■ Supplied material

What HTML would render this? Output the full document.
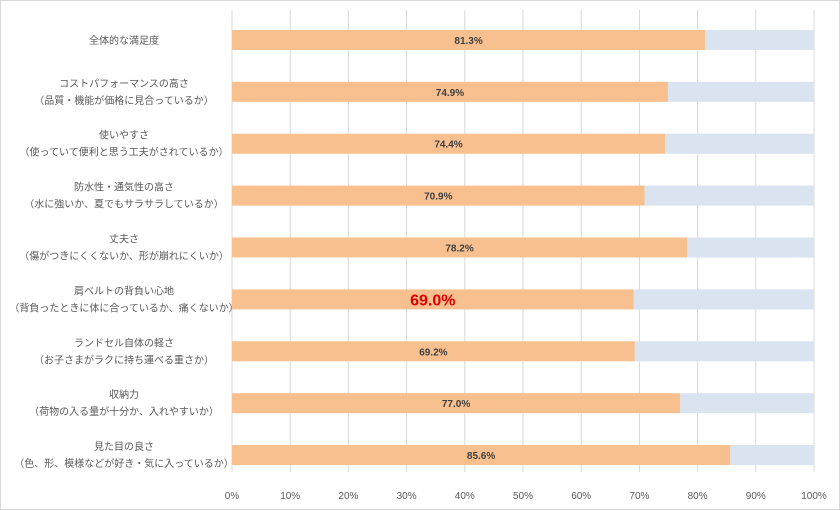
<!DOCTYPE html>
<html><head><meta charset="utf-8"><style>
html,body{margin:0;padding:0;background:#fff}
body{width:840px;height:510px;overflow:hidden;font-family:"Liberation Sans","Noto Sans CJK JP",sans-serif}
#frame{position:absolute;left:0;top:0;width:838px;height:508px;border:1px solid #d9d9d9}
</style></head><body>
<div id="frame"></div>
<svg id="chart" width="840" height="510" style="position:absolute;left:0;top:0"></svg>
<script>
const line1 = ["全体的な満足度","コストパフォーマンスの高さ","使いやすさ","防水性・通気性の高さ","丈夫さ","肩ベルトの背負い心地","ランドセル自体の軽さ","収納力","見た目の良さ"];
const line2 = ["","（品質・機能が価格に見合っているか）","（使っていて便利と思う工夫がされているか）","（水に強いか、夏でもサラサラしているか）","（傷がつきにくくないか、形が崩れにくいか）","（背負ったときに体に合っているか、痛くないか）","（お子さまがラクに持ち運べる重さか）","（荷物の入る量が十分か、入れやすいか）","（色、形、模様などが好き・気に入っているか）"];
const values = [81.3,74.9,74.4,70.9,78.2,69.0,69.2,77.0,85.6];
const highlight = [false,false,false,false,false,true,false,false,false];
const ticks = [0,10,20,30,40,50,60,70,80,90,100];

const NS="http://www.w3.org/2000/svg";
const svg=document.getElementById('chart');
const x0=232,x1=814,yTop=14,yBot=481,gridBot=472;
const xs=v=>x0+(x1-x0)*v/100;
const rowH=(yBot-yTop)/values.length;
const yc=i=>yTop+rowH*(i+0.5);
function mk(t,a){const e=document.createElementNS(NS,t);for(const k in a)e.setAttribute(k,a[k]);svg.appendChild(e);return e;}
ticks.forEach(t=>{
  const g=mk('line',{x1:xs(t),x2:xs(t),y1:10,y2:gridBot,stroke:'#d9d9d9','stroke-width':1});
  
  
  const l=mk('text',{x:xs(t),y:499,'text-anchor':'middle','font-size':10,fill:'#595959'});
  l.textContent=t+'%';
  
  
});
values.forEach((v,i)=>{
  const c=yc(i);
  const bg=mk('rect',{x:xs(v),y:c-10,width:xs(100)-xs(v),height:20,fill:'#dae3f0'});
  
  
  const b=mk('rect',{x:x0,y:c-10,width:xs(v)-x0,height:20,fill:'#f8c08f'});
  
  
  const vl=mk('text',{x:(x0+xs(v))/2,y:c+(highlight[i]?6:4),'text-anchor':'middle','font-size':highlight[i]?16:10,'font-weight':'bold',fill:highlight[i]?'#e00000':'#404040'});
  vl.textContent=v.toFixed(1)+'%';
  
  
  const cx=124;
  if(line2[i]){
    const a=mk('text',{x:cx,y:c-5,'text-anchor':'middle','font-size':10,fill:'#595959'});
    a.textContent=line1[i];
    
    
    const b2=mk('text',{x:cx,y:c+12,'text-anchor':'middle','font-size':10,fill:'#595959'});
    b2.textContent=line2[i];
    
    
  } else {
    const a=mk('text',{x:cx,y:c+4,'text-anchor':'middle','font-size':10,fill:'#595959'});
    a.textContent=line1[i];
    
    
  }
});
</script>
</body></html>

■ Short problem
Transcribe the whole listing exactly. Pictures stay out of your copy.

■ Solution
What HTML would render this? Output the full document.
<!DOCTYPE html>
<html><head><meta charset="utf-8"><style>
html,body{margin:0;padding:0;background:#fff}
body{width:840px;height:510px;overflow:hidden;font-family:"Liberation Sans","Noto Sans CJK JP",sans-serif}
#frame{position:absolute;left:0;top:0;width:838px;height:508px;border:1px solid #d9d9d9}
</style></head><body>
<div id="frame"></div>
<svg id="chart" width="840" height="510" style="position:absolute;left:0;top:0"></svg>
<script>
const line1 = ["全体的な満足度","コストパフォーマンスの高さ","使いやすさ","防水性・通気性の高さ","丈夫さ","肩ベルトの背負い心地","ランドセル自体の軽さ","収納力","見た目の良さ"];
const line2 = ["","（品質・機能が価格に見合っているか）","（使っていて便利と思う工夫がされているか）","（水に強いか、夏でもサラサラしているか）","（傷がつきにくくないか、形が崩れにくいか）","（背負ったときに体に合っているか、痛くないか）","（お子さまがラクに持ち運べる重さか）","（荷物の入る量が十分か、入れやすいか）","（色、形、模様などが好き・気に入っているか）"];
const values = [81.3,74.9,74.4,70.9,78.2,69.0,69.2,77.0,85.6];
const highlight = [false,false,false,false,false,true,false,false,false];
const ticks = [0,10,20,30,40,50,60,70,80,90,100];

const NS="http://www.w3.org/2000/svg";
const svg=document.getElementById('chart');
const x0=232,x1=814,yTop=14,yBot=481,gridBot=472;
const xs=v=>x0+(x1-x0)*v/100;
const rowH=(yBot-yTop)/values.length;
const yc=i=>yTop+rowH*(i+0.5);
function mk(t,a){const e=document.createElementNS(NS,t);for(const k in a)e.setAttribute(k,a[k]);svg.appendChild(e);return e;}
ticks.forEach(t=>{
  const g=mk('line',{x1:xs(t),x2:xs(t),y1:10,y2:gridBot,stroke:'#d9d9d9','stroke-width':1});
  
  
  const l=mk('text',{x:xs(t),y:499,'text-anchor':'middle','font-size':10,fill:'#595959'});
  l.textContent=t+'%';
  
  
});
values.forEach((v,i)=>{
  const c=yc(i);
  const bg=mk('rect',{x:xs(v),y:c-10,width:xs(100)-xs(v),height:20,fill:'#dae3f0'});
  
  
  const b=mk('rect',{x:x0,y:c-10,width:xs(v)-x0,height:20,fill:'#f8c08f'});
  
  
  const vl=mk('text',{x:(x0+xs(v))/2,y:c+(highlight[i]?6:4),'text-anchor':'middle','font-size':highlight[i]?16:10,'font-weight':'bold',fill:highlight[i]?'#e00000':'#404040'});
  vl.textContent=v.toFixed(1)+'%';
  
  
  const cx=124;
  if(line2[i]){
    const a=mk('text',{x:cx,y:c-5,'text-anchor':'middle','font-size':10,fill:'#595959'});
    a.textContent=line1[i];
    
    
    const b2=mk('text',{x:cx,y:c+12,'text-anchor':'middle','font-size':10,fill:'#595959'});
    b2.textContent=line2[i];
    
    
  } else {
    const a=mk('text',{x:cx,y:c+4,'text-anchor':'middle','font-size':10,fill:'#595959'});
    a.textContent=line1[i];
    
    
  }
});
</script>
</body></html>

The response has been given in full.